Here’s Why Weekends Don’t Always Make Us Happy
If you have a traditional full-time job, the weekend is probably very important to you. It’s a chance to unwind, catch up on sleep, recharge, and have fun with your family and friends. The nine-to-five grind can be tiring, and depending on the job, even demoralizing, so the weekend ends up playing the role of a much-needed respite. For this reason, it’s important to many American workers that their weekends not be taken away. In some cases, the weekend is when workers are at their happiest.
In the words of Loverboy, “Everybody’s working for the weekend.” Right? Well, maybe not everyone.
In a July 2015 NBER Working Paper by researchers John F. Helliwell and Shun Wang, the authors set out to test how U.S. workers’ emotions change from the weekday to the weekend. Using Gallup surveys taken over four years, the study measured how feelings of happiness, enjoyment, laughter, worry, sadness, and anger for both full-time and part-time workers fluctuate throughout the week. With a specific interest in how social context impacts feelings of happiness, Helliwell and Wang found the results are largely dependent on your job satisfaction and weekday social life.

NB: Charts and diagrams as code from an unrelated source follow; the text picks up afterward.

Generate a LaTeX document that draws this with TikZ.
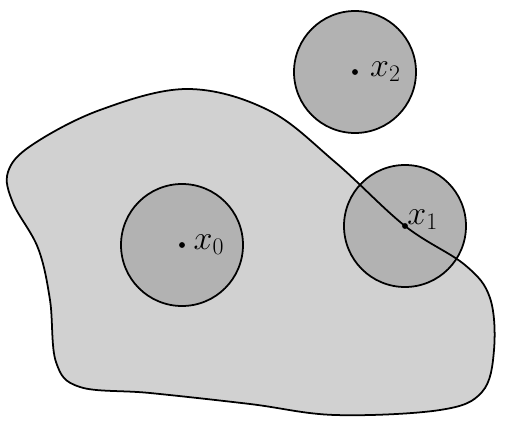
\RequirePackage{fix-cm}
\documentclass[tikz,border=0pt]{standalone}
\usepackage{amsmath,amssymb}
\usepackage{tikz}
\usetikzlibrary{positioning}

\tikzset{
	region/.style={fill=black!18},
	ball/.style={fill=black!30},
	edge/.style={line width=1.5pt},
	pt/.style={circle,fill=black,inner sep=0pt,minimum size=5pt},
	lbl/.style={font=\fontsize{29}{31}\selectfont,inner sep=0pt}
}

\begin{document}
\begin{tikzpicture}[x=0.03cm,y=-0.03cm]
	\useasboundingbox (0,0) rectangle (506,428);
	\coordinate (c0) at (182,245);
	\coordinate (c1) at (405,226);
	\coordinate (c2) at (355,72);
	% the set
	\path[save path=\blobpath] plot[smooth cycle, tension=0.6] coordinates {
		(8,172) (32,145) (100,110) (187,89) (268,110) (335,162)
		(405,226) (465,265) (490,298) (494,350) (482,392) (440,410)
		(335,415) (250,404) (150,393) (80,387) (56,362) (50,300)
		(38,248) (13,203)};
	\fill[region, use path=\blobpath];
	\fill[ball] (c0) circle[radius=61];
	\fill[ball] (c1) circle[radius=61];
	\fill[ball] (c2) circle[radius=61];
	\draw[edge, use path=\blobpath];
	\draw[edge] (c0) circle[radius=61];
	\draw[edge] (c1) circle[radius=61];
	\draw[edge] (c2) circle[radius=61];
	% points and labels
	\node[pt] (x0) at (c0) {};
	\node[pt] (x1) at (c1) {};
	\node[pt] (x2) at (c2) {};
	\node[lbl, right=7pt of x0] (l0) {$x_0$};
	\node[lbl, above right=-5pt and 0pt of x1] (l1) {$x_1$};
	\node[lbl, right=10pt of x2] (l2) {$x_2$};
\end{tikzpicture}
\end{document}
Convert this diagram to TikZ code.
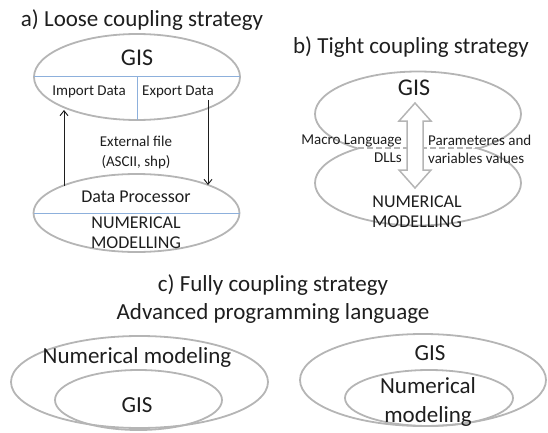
\documentclass[tikz,border=0pt]{standalone}
\usepackage{fontspec}
\setmainfont{Carlito}
\usetikzlibrary{arrows.meta,positioning,shapes.geometric}

\definecolor{rim}{HTML}{B5B5B5}
\definecolor{split}{HTML}{8DB0DC}
\definecolor{ink}{HTML}{1E1E1E}

\begin{document}
\begin{tikzpicture}[x=1pt, y=-1pt,
  blob/.style={draw=rim, line width=1.8pt, ellipse, inner sep=0pt, outer sep=0pt},
  head/.style={font=\fontsize{23}{29}\selectfont, text=ink, inner sep=0pt, align=center},
  big/.style={font=\fontsize{24}{28}\selectfont, text=ink, inner sep=0pt},
  mid/.style={font=\fontsize{18}{20}\selectfont, text=ink, inner sep=0pt, align=center},
  small/.style={font=\fontsize{15}{18}\selectfont, text=ink, inner sep=0pt},
  divider/.style={draw=split, line width=1pt},
  flow/.style={-{Straight Barb[length=5pt,width=8pt]}, line width=0.9pt, draw=ink},
  pinch/.style={draw=rim, line width=1.5pt, dashed, dash pattern=on 6pt off 3pt},
]
  \useasboundingbox (0,0) rectangle (548,433);

  % a) loose coupling
  \node[head] (titleA) at (142,20) {a) Loose coupling strategy};
  \node[blob, minimum width=206, minimum height=86] (gisA) at (137,77) {};
  \node[blob, minimum width=206, minimum height=78] (procA) at (136.5,213) {};
  \draw[divider] (gisA.west) -- (gisA.east);
  \draw[divider] (gisA.center) -- (gisA.south);
  \draw[divider] (procA.west) -- (procA.east);

  \node[big] (gisAtxt) at (137,58) {GIS};
  \node[small] (import) at (89,92) {Import Data};
  \node[small] (export) at (178,92) {Export Data};
  \node[small, align=center, font=\fontsize{15}{20}\selectfont] (extfile) at (136,153)
    {External file\\(ASCII, shp)};
  \node[mid] (dproc) at (136,197) {Data Processor};
  \node[mid] (numA) at (136,233) {NUMERICAL\\MODELLING};

  \coordinate (upFrom) at (64,186);
  \coordinate (upTo) at (64,110);
  \coordinate (downFrom) at (208,100);
  \coordinate (downTo) at (208,185);
  \draw[flow] (upFrom) -- (upTo);
  \draw[flow] (downFrom) -- (downTo);

  % b) tight coupling
  \node[head] (titleB) at (411,47) {b) Tight coupling strategy};
  \begin{scope}
    \clip (300,55) rectangle (540,148);
    \node[blob, minimum width=206, minimum height=85] (gisB) at (418,114) {};
  \end{scope}
  \begin{scope}
    \clip (300,148) rectangle (540,240);
    \node[blob, minimum width=206, minimum height=85] (numBlob) at (418,183) {};
  \end{scope}
  \coordinate (pinchL) at (358,148);
  \coordinate (pinchR) at (482,148);
  \draw[pinch] (pinchL) -- (pinchR);

  \coordinate (tipT) at (415,103);
  \coordinate (tipB) at (415,188);
  \draw[draw=rim, line width=1.5pt, fill=white, line join=miter] (tipT) -- ++(16,18) -- ++(-8,0)
    -- ++(0,49) -- ++(8,0) -- (tipB) -- ++(-16,-18) -- ++(8,0) -- ++(0,-49) -- ++(-8,0) -- cycle;

  \node[big] (gisBtxt) at (414,88) {GIS};
  \node[small, align=right, anchor=east] (macro) at (402,149) {Macro Language\\DLLs};
  \node[small, align=left, anchor=west] (param) at (428,149) {Parameteres and\\variables values};
  \node[mid] (numB) at (417,212) {NUMERICAL\\MODELLING};

  % c) fully coupling
  \node[head] (titleC) at (273,285) {c) Fully coupling strategy};
  \node[head] (lang) at (273,313) {Advanced programming language};

  \node[blob, minimum width=257, minimum height=92] (outL) at (139.5,382) {};
  \node[blob, minimum width=167, minimum height=60] (inL) at (138.5,400) {};
  \node[head] (numL) at (137,357) {Numerical modeling};
  \node[head] (gisL) at (137,405) {GIS};

  \node[blob, minimum width=246, minimum height=92] (outR) at (423,380) {};
  \node[blob, minimum width=168, minimum height=56] (inR) at (429,398) {};
  \node[head] (gisR) at (430,353) {GIS};
  \node[head] (numR) at (428,402) {Numerical\\modeling};
\end{tikzpicture}
\end{document}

Full-time workers experience larger weekend effects than part-time workers. The lone exception was for sadness, which actually remained the same across full-time and part-time workers. Perhaps most interestingly, the “weekend effect,” as the study’s authors call it, was largely dependent on the worker’s workplace social context. Workers who liked their jobs, bosses, and coworkers and those who enjoyed socializing at work didn’t experience a happiness boost on the weekend. These workers get as much pleasure from their weekdays as they do from weekends, especially if they maintain healthy social lives outside of work throughout the week. These satisfied workers actually experienced less laughter on the weekends, though happiness and enjoyment stayed about the same.
“The quality of the social contexts on and off the job are the primary forces behind weekend effects in the subjective well-being of the working population of the United States,” the authors write.
Bloomberg outlined the overall “weekend effect” for U.S. workers in the graph below. These are the averages across all workers, not just the very satisfied and social ones. You’ll notice that the most dramatic changes were decreases in worry, anger, and stress on the weekend. The average boost in happiness on the weekend, though observable, is actually less significant than one might expect.
“The whole idea of people liking weekends better than weekdays because work is hell, that isn’t necessarily the case,” John Helliwel told Bloomberg. “Why should it be? If you’re doing something important and interesting that you like, that sounds more fun than watching a movie or reruns on TV.”
There’s nothing wrong with taking pleasure from what you do professionally. Not everyone is lucky enough to find a job they love, but for your own well-being it may be worth a thorough search. If you’re thinking about leaving a job that fails to bring you fulfillment, this is just more evidence that it’s probably a good idea to walk away. If that isn’t an option, hopefully you’re able to make some changes in order to find more meaning and passion in your career. It will likely translate into improved health and happiness — every day of the week.